=== Data segment ===

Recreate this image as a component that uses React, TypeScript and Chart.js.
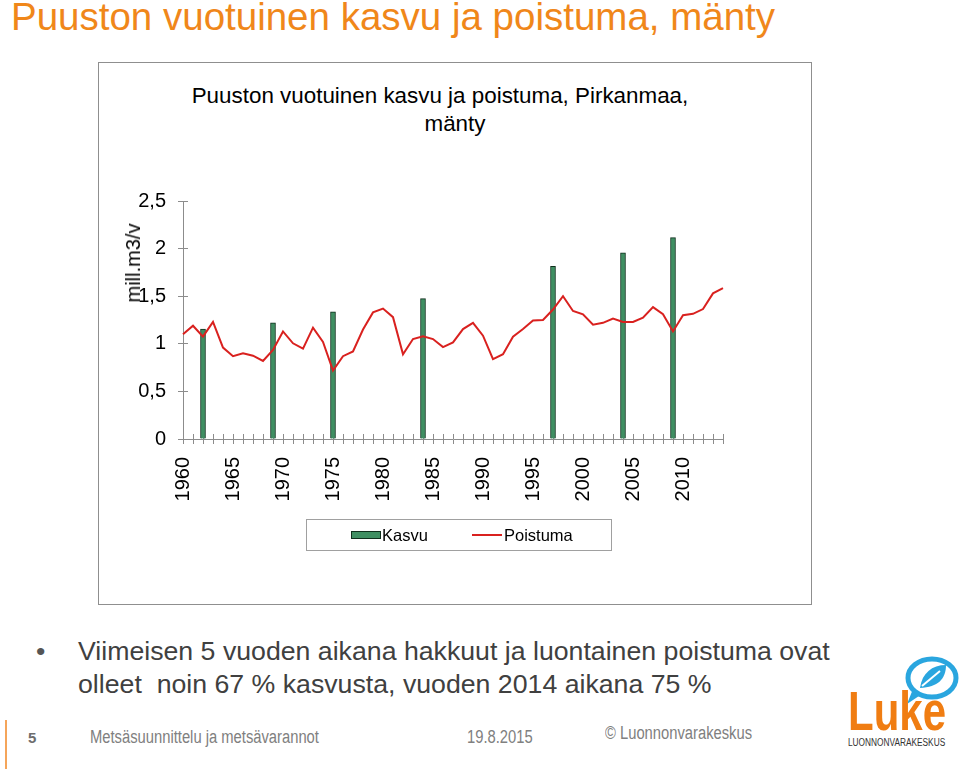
import React, { useEffect, useRef } from "react";
import { Chart, registerables } from "chart.js";

Chart.register(...registerables);

// ---- Data ----
const years = [
  "1960", "1961", "1962", "1963", "1964", "1965", "1966", "1967", "1968", "1969",
  "1970", "1971", "1972", "1973", "1974", "1975", "1976", "1977", "1978", "1979",
  "1980", "1981", "1982", "1983", "1984", "1985", "1986", "1987", "1988", "1989",
  "1990", "1991", "1992", "1993", "1994", "1995", "1996", "1997", "1998", "1999",
  "2000", "2001", "2002", "2003", "2004", "2005", "2006", "2007", "2008", "2009",
  "2010", "2011", "2012", "2013", "2014",
];

// Poistuma (removal), mill. m3/v, one value per year
const poistuma = [
  1.10, 1.19, 1.075, 1.23, 0.96, 0.87, 0.90, 0.875, 0.82, 0.935,
  1.13, 1.005, 0.95, 1.17, 1.02, 0.72, 0.87, 0.92, 1.15, 1.33,
  1.37, 1.28, 0.89, 1.05, 1.08, 1.05, 0.965, 1.015, 1.155, 1.22,
  1.085, 0.84, 0.89, 1.075, 1.155, 1.245, 1.25, 1.36, 1.50, 1.345,
  1.31, 1.20, 1.22, 1.265, 1.23, 1.23, 1.275, 1.385, 1.31, 1.13,
  1.30, 1.315, 1.365, 1.53, 1.585,
];

// Kasvu (growth), measured only in inventory years
const kasvuYears = ["1962", "1969", "1975", "1984", "1997", "2004", "2009"];
const kasvuValues = [1.155, 1.22, 1.335, 1.475, 1.815, 1.955, 2.115];

const yTicks = [0, 0.5, 1, 1.5, 2, 2.5];
const labelEvery = 5;

const chartTitle1 = "Puuston vuotuinen kasvu ja poistuma, Pirkanmaa,";
const chartTitle2 = "mänty";
const yAxisTitle = "mill.m3/v";

const FONT = 'Arial, "Liberation Sans", sans-serif';
const AXIS_COLOR = "#8c8c8c";

const crossTicks = {
  id: "crossTicks",
  beforeDatasetsDraw(chart: any) {
    const ctx = chart.ctx;
    const x = chart.scales.x;
    const y = chart.scales.y;
    ctx.save();
    ctx.strokeStyle = AXIS_COLOR;
    ctx.lineWidth = 1;
    ctx.beginPath();
    x.ticks.forEach((_: any, i: number) => {
      const px = Math.round(x.getPixelForTick(i) - 0.5) + 0.5;
      ctx.moveTo(px, x.top);
      ctx.lineTo(px, x.top - 5);
    });
    y.ticks.forEach((_: any, i: number) => {
      const py = Math.round(y.getPixelForTick(i) - 0.5) + 0.5;
      ctx.moveTo(y.right, py);
      ctx.lineTo(y.right + 5, py);
    });
    ctx.stroke();
    ctx.restore();
  },
};

function ChartCanvas() {
  const ref = useRef<HTMLCanvasElement | null>(null);
  useEffect(() => {
    if (!ref.current) return;
    const kasvuData = years.map((yr) => {
      const k = kasvuYears.indexOf(yr);
      return k >= 0 ? kasvuValues[k] : null;
    });
    const chart = new Chart(ref.current, {
      type: "bar",
      data: {
        labels: years,
        datasets: [
          {
            type: "line",
            label: "Poistuma",
            data: poistuma,
            borderColor: "#d9211f",
            backgroundColor: "#d9211f",
            borderWidth: 2,
            pointRadius: 0,
            tension: 0,
            order: 0,
          } as any,
          {
            type: "bar",
            label: "Kasvu",
            data: kasvuData,
            backgroundColor: "#3f8f62",
            borderColor: "#0f2f1d",
            borderWidth: 1,
            barThickness: 5,
            order: 1,
          } as any,
        ],
      },
      options: {
        responsive: false,
        animation: false,
        layout: { padding: { left: 0, right: 89, top: 139, bottom: 0 } },
        plugins: {
          legend: { display: false },
          tooltip: { enabled: false },
          title: { display: false },
        },
        scales: {
          x: {
            offset: false,
            grid: {
              offset: false,
              drawOnChartArea: false,
              drawTicks: true,
              tickLength: 5,
              color: AXIS_COLOR,
            },
            border: { color: AXIS_COLOR, width: 1 },
            ticks: {
              autoSkip: false,
              maxRotation: 90,
              minRotation: 90,
              padding: 13,
              color: "#000",
              font: { family: FONT, size: 20 },
              callback: (_v: any, i: number) =>
                Number(years[i]) % labelEvery === 0 ? years[i] : "",
            },
            afterFit: (s: any) => {
              s.height = 166;
              s.paddingLeft = 0;
              s.paddingRight = 0;
            },
          },
          y: {
            min: yTicks[0],
            max: yTicks[yTicks.length - 1],
            afterBuildTicks: (s: any) => {
              s.ticks = yTicks.map((v) => ({ value: v }));
            },
            grid: {
              drawOnChartArea: false,
              drawTicks: true,
              tickLength: 5,
              color: AXIS_COLOR,
            },
            border: { color: AXIS_COLOR, width: 1 },
            ticks: {
              padding: 12,
              color: "#000",
              font: { family: FONT, size: 20 },
              callback: (v: any) => String(v).replace(".", ","),
            },
            afterFit: (s: any) => {
              s.width = 85;
              s.paddingTop = 0;
              s.paddingBottom = 0;
            },
          },
        },
      } as any,
      plugins: [crossTicks],
    });
    return () => chart.destroy();
  }, []);
  return (
    <canvas
      ref={ref}
      width={714}
      height={543}
      style={{ position: "absolute", left: 98, top: 62, width: 714, height: 543 }}
    />
  );
}

function LukeLogo() {
  return (
    <div style={{ position: "absolute", left: 840, top: 650, width: 120, height: 119 }}>
      <svg width={120} height={60} style={{ position: "absolute", left: 0, top: 0 }}>
        <ellipse cx={92} cy={28} rx={24} ry={19} fill="none" stroke="#2aa6df" strokeWidth={5} />
        <path d="M73 39 L67 54 L82 44 Z" fill="#2aa6df" />
        <path d="M80 38 C82 23 92 15 106 15 C106 29 98 37 80 38 Z" fill="#2aa6df" />
        <path d="M82 36 L100 21" stroke="#fff" strokeWidth={2} />
      </svg>
      <div
        style={{
          position: "absolute",
          left: 8,
          top: 33,
          fontFamily: FONT,
          fontWeight: "bold",
          fontSize: 56,
          lineHeight: "56px",
          color: "#f07d12",
          transform: "scaleX(0.75)",
          transformOrigin: "left top",
          whiteSpace: "nowrap",
        }}
      >
        Luke
      </div>
      <div
        style={{
          position: "absolute",
          left: 8,
          top: 88,
          fontFamily: FONT,
          fontSize: 10,
          lineHeight: "10px",
          color: "#333",
          transform: "scaleX(0.83)",
          transformOrigin: "left top",
          whiteSpace: "nowrap",
        }}
      >
        LUONNONVARAKESKUS
      </div>
    </div>
  );
}

export default function App() {
  const abs = (extra: React.CSSProperties): React.CSSProperties => ({
    position: "absolute",
    whiteSpace: "pre",
    fontFamily: FONT,
    ...extra,
  });
  const footer = (left: number, top: number, text: string, extra: React.CSSProperties = {}) => (
    <div
      style={abs({
        left,
        top,
        fontSize: 18,
        lineHeight: "18px",
        color: "#808080",
        transform: "scaleX(0.82)",
        transformOrigin: "left top",
        ...extra,
      })}
    >
      {text}
    </div>
  );
  return (
    <div
      style={{
        position: "fixed",
        left: 0,
        top: 0,
        width: 960,
        height: 769,
        background: "#fff",
        overflow: "hidden",
      }}
    >
      <div style={abs({ left: 11, top: -2, fontSize: 38.5, lineHeight: "38.5px", color: "#f0871a" })}>
        Puuston vuotuinen kasvu ja poistuma, mänty
      </div>

      {/* chart frame */}
      <div
        style={{
          position: "absolute",
          left: 98,
          top: 62,
          width: 714,
          height: 543,
          boxSizing: "border-box",
          border: "1px solid #8f8f8f",
        }}
      />
      <div style={abs({ left: 0, width: 880, textAlign: "center", top: 84.5, fontSize: 22.4, lineHeight: "22px", color: "#000" })}>
        {chartTitle1}
      </div>
      <div style={abs({ left: 0, width: 910, textAlign: "center", top: 112.5, fontSize: 22.4, lineHeight: "22px", color: "#000" })}>
        {chartTitle2}
      </div>

      <ChartCanvas />

      <div
        style={abs({
          left: 133,
          top: 263,
          fontSize: 20,
          lineHeight: "20px",
          color: "#000",
          transform: "translate(-50%, -50%) rotate(-90deg)",
        })}
      >
        {yAxisTitle}
      </div>

      {/* legend */}
      <div
        style={{
          position: "absolute",
          left: 306,
          top: 519,
          width: 306,
          height: 32,
          boxSizing: "border-box",
          border: "1px solid #a0a0a0",
        }}
      />
      <div
        style={{
          position: "absolute",
          left: 351,
          top: 531,
          width: 30,
          height: 8,
          boxSizing: "border-box",
          background: "#3f8f62",
          border: "1px solid #0f2f1d",
        }}
      />
      <div style={abs({ left: 382, top: 527, fontSize: 16.5, lineHeight: "16.5px", color: "#000" })}>Kasvu</div>
      <div style={{ position: "absolute", left: 472, top: 534, width: 30, height: 2, background: "#d9211f" }} />
      <div style={abs({ left: 504, top: 527, fontSize: 16.5, lineHeight: "16.5px", color: "#000" })}>Poistuma</div>

      {/* bullet text */}
      <div style={abs({ left: 36, top: 637.5, fontSize: 26.7, lineHeight: "26.7px", color: "#555" })}>•</div>
      <div style={abs({ left: 78, top: 637.5, fontSize: 26.7, lineHeight: "26.7px", color: "#404040" })}>
        Viimeisen 5 vuoden aikana hakkuut ja luontainen poistuma ovat
      </div>
      <div style={abs({ left: 78, top: 670.5, fontSize: 26.7, lineHeight: "26.7px", color: "#404040" })}>
        {"olleet  noin 67 % kasvusta, vuoden 2014 aikana 75 %"}
      </div>

      {/* footer */}
      <div style={{ position: "absolute", left: 5, top: 720, width: 2, height: 49, background: "#f5a55a" }} />
      {footer(28, 728, "5", { fontWeight: "bold", color: "#6d6d6d", transform: "none", fontSize: 15, lineHeight: "15px", top: 730 })}
      {footer(90, 728, "Metsäsuunnittelu ja metsävarannot")}
      {footer(467, 728, "19.8.2015")}
      {footer(605, 724, "© Luonnonvarakeskus")}

      <LukeLogo />
    </div>
  );
}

===

**What to do**.
Sift the material for lines with the string "React". Copy each one found.

**Final result**.
Recreate this image as a component that uses React, TypeScript and Chart.js.
import React, { useEffect, useRef } from "react";
  const abs = (extra: React.CSSProperties): React.CSSProperties => ({
  const footer = (left: number, top: number, text: string, extra: React.CSSProperties = {}) => (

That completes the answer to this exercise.